Well.. Irrelevant or not, let's assume that Arris has the correct information for the internal clock on BCM43684 radio.
Doesn't it seem too convenient that the older SoCs are also clocked in at 1.5ghz? The 6755 specifically gains an extra radio and extra core over 6750. Am I really reaching here?
I see no reason why there would be a need for an extra core on a lower end/entry platform. This is something that is mainly sold as AX1800 spec (lacks 160mhz bonding) unless designed as triband with a higher end dedicated radio.
I know it doesn't really matter, but it seems like everything lines up that way.

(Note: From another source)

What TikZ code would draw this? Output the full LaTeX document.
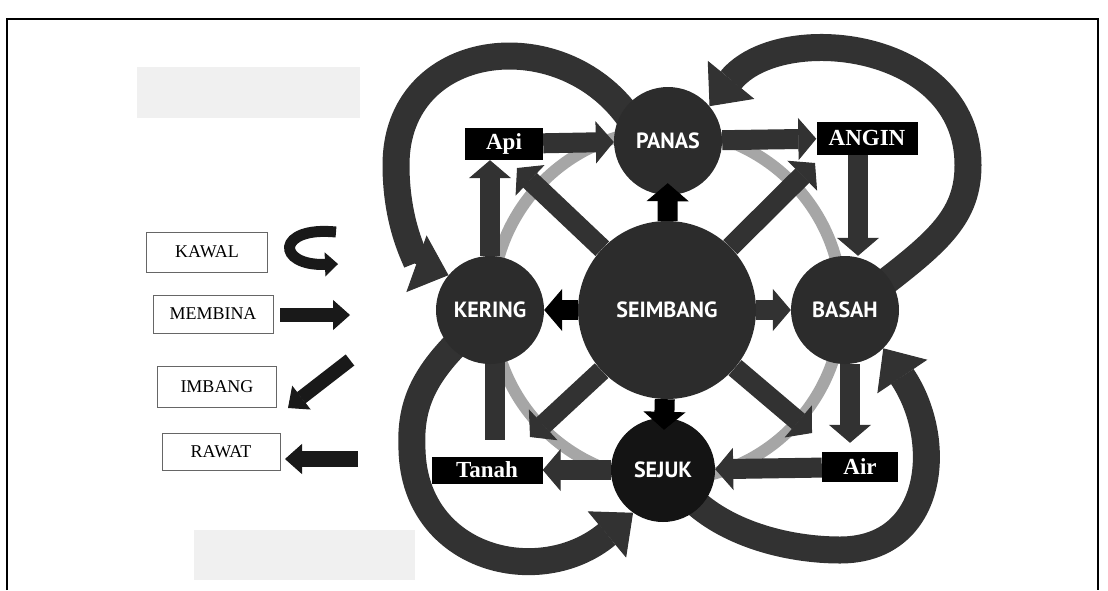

Regardless of how much impact it actually has per device.
Edit: If true, the SoCs should really be looked at as
dual core A7 designs. Not Tri or Quad core, but I digress. I don't exactly have access to BCM data sheets to confirm such statement.
I would also assume that 1.7ghz bump on BCM6756 also occurs on the BCM6715 as a generational upgrade. I don't know if "wifi" performance uplifts occur because of that.

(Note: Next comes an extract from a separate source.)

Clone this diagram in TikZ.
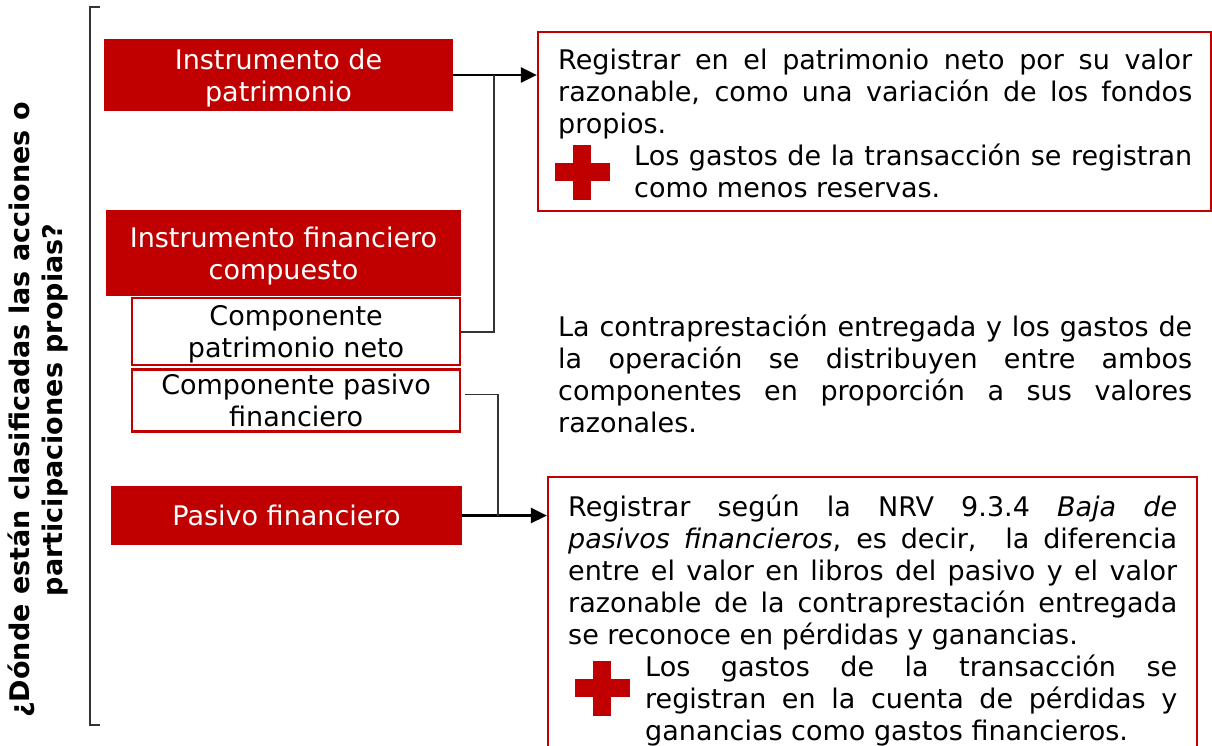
\documentclass[tikz,border=0pt]{standalone}
\usepackage{fontspec}
\setmainfont{DejaVu Sans}
\definecolor{rojo}{RGB}{192,0,0}
\usepackage{tikz}
\usetikzlibrary{arrows.meta, positioning}
\hyphenpenalty=10000

\begin{document}
\begin{tikzpicture}[x=1pt, y=-1pt, node distance=0pt, inner sep=0pt,
  redbox/.style={rectangle, fill=rojo, text=white, align=center, text depth=0pt, font=\fontsize{27}{32}\selectfont},
  subbox/.style={rectangle, draw=rojo, line width=2.2pt, fill=white, align=center, text depth=0pt, minimum width=328pt, font=\fontsize{27}{32}\selectfont},
  infobox/.style={rectangle, draw=rojo, line width=2.2pt},
  body/.style={anchor=north west, text width=#1, align=justify, font=\fontsize{27}{32}\selectfont},
  title/.style={rotate=90, align=center, font=\bfseries\fontsize{27}{33}\selectfont},
  link/.style={draw=black!80, line width=1.4pt},
  flow/.style={-{Triangle[length=16pt,width=15pt]}, line width=2.8pt},
  plus/.style={fill=rojo}]
  \useasboundingbox (0,0) rectangle (1212,745);
  % question and bracket
  \node[title] (Q) at (38,410) {¿Dónde están clasificadas las acciones o\\participaciones propias?};
  \draw[link] (100,7) -- (90,7) -- (90,725) -- (100,725);
  % left column
  \node[redbox, minimum width=349pt, minimum height=72pt] (IP)  at (278.5,75)  {Instrumento de\\patrimonio};
  \node[redbox, minimum width=355pt, minimum height=86pt] (IFC) at (283.5,253) {Instrumento financiero\\compuesto};
  \node[subbox, minimum height=67pt, below=1pt of IFC.south east, anchor=north east] (CPN) {Componente\\patrimonio neto};
  \node[subbox, minimum height=62pt, below=2pt of CPN.south east, anchor=north east] (CPF) {Componente pasivo\\financiero};
  \node[redbox, minimum width=351pt, minimum height=59pt] (PF)  at (286.5,515.5) {Pasivo financiero};
  % right column
  \node[infobox, minimum width=673pt, minimum height=179pt] (R1) at (874.5,121.5) {};
  \node[infobox, minimum width=649pt, minimum height=283pt] (R2) at (872.5,618.5) {};
  \node[body=634pt] (T1) at (558,49) {Registrar en el patrimonio neto por su valor\linebreak razonable, como una variación de los fondos\linebreak propios.};
  \node[body=558pt] (T1b) at (634,144) {Los gastos de la transacción se registran\linebreak como menos reservas.};
  \node[body=634pt] (T2) at (558,315) {La contraprestación entregada y los gastos de\linebreak la operación se distribuyen entre ambos\linebreak componentes en proporción a sus valores\linebreak razonales.};
  \node[body=609pt] (T3) at (568,495) {Registrar según la NRV 9.3.4 \textit{Baja de}\linebreak \textit{pasivos financieros}, es decir,~ la diferencia\linebreak entre el valor en libros del pasivo y el valor\linebreak razonable de la contraprestación entregada\linebreak se reconoce en pérdidas y ganancias.};
  \node[body=532pt] (T3b) at (645,655) {Los gastos de la transacción se\linebreak registran en la cuenta de pérdidas y\linebreak ganancias como gastos financieros.};
  % red crosses
  \coordinate (C1) at (582,172);
  \coordinate (C2) at (602,688);
  \foreach \c in {C1,C2} {
    \fill[plus] ([shift={(-27.5,-9)}]\c) rectangle ([shift={(27.5,9)}]\c);
    \fill[plus] ([shift={(-9,-27.5)}]\c) rectangle ([shift={(9,27.5)}]\c);
  }
  % connectors
  \coordinate (J1) at (494,75);
  \coordinate (J2) at (498,516);
  \draw[flow] (IP.east) -- (IP.east -| R1.west);
  \draw[link] (CPN.east) -| (J1);
  \draw[flow] (PF.east) -- (PF.east -| R2.west);
  \draw[link] ([xshift=4pt,yshift=6pt]CPF.east) -| (J2);
\end{tikzpicture}
\end{document}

Edit 2: Was looking into old Broadcom PR since you mentioned Penta core. The original BCM4366 is apparently a 800mhz A7 design.. which certainly makes sense piecing everything together.

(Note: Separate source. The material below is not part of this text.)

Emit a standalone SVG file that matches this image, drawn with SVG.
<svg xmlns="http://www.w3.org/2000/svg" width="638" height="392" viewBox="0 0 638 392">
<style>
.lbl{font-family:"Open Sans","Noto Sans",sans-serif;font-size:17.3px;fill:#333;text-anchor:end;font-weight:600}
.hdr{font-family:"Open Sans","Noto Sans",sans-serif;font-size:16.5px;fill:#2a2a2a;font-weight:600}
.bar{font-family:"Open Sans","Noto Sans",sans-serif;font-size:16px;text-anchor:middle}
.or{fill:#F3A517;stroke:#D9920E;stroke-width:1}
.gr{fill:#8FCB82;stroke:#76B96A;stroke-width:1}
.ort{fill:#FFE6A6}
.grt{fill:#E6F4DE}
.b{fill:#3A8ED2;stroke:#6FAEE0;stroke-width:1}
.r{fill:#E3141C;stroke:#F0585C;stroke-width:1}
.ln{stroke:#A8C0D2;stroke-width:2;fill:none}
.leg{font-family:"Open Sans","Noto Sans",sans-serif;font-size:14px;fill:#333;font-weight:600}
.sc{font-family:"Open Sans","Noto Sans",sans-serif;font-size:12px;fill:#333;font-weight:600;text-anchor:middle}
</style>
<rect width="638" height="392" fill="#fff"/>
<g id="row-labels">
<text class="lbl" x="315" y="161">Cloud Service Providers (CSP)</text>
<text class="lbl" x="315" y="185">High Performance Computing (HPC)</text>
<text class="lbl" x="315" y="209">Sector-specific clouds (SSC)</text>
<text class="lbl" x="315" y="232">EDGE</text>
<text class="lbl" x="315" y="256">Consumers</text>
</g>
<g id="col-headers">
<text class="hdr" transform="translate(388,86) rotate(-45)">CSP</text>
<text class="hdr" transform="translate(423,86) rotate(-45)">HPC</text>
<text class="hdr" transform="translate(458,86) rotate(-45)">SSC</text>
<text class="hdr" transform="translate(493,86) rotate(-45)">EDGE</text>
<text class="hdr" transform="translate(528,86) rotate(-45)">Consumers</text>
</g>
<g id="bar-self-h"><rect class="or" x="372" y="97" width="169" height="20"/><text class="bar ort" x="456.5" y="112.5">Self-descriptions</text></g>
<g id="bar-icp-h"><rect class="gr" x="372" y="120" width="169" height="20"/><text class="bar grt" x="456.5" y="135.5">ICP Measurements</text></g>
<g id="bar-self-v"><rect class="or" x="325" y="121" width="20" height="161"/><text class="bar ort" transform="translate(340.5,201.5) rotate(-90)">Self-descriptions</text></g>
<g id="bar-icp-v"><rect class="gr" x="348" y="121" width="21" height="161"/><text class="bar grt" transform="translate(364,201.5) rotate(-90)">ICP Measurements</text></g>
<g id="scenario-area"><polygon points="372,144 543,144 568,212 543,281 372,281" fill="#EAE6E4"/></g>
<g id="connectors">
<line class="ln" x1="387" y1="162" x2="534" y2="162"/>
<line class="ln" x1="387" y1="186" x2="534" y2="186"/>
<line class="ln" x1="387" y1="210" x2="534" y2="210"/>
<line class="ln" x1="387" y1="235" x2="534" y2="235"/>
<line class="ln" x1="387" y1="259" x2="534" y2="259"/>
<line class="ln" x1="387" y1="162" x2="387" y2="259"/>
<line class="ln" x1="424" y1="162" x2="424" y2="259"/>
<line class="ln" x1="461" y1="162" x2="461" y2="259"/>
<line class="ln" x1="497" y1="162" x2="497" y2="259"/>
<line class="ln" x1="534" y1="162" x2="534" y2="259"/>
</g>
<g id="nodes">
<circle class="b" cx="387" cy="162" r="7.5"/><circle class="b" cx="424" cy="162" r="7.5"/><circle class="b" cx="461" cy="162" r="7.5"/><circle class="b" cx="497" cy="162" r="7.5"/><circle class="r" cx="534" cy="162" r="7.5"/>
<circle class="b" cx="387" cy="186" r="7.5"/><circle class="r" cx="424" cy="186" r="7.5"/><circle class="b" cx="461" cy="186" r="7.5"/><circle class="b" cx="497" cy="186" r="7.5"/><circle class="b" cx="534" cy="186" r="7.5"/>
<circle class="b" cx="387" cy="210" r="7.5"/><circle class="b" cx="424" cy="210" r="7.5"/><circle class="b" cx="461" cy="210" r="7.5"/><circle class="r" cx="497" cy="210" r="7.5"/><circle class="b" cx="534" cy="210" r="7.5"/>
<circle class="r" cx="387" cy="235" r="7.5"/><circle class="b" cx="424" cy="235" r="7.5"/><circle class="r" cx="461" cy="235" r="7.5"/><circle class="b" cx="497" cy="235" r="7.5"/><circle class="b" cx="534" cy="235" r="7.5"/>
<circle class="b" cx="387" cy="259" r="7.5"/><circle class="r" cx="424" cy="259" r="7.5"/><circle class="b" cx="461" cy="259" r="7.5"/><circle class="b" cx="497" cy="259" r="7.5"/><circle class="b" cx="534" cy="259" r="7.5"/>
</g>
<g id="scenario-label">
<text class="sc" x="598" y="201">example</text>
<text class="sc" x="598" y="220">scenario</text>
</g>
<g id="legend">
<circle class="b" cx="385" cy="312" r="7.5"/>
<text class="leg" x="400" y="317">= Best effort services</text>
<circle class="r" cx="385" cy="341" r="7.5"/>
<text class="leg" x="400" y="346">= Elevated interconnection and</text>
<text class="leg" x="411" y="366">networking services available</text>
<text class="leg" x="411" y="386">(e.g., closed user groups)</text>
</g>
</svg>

I don't think im wrong here
Basically, ignore any marketing smoke that talks about the wifi chip's CPU, as it's irrelevant. You can blame Broadcom for this when a few years ago they bragged about their "Pentacore wifi system" in their marketing material. Because you had a dual-core CPU running the operating system, and three wifi SoCs that had their dedicated CPU to handle wifi processing.
The only CPU users should be concerned about is the main system CPU that will be running the operating system.
I would assume systems that have a dedicated CPU + separate wifi chips to perform better when dealing with a lot of transfers, but I never saw any benchmark to confirm this theory.
Well I certainly agree with that, except BCM marketing and 3rd party manufacturer marketing is quite misleading with the above context.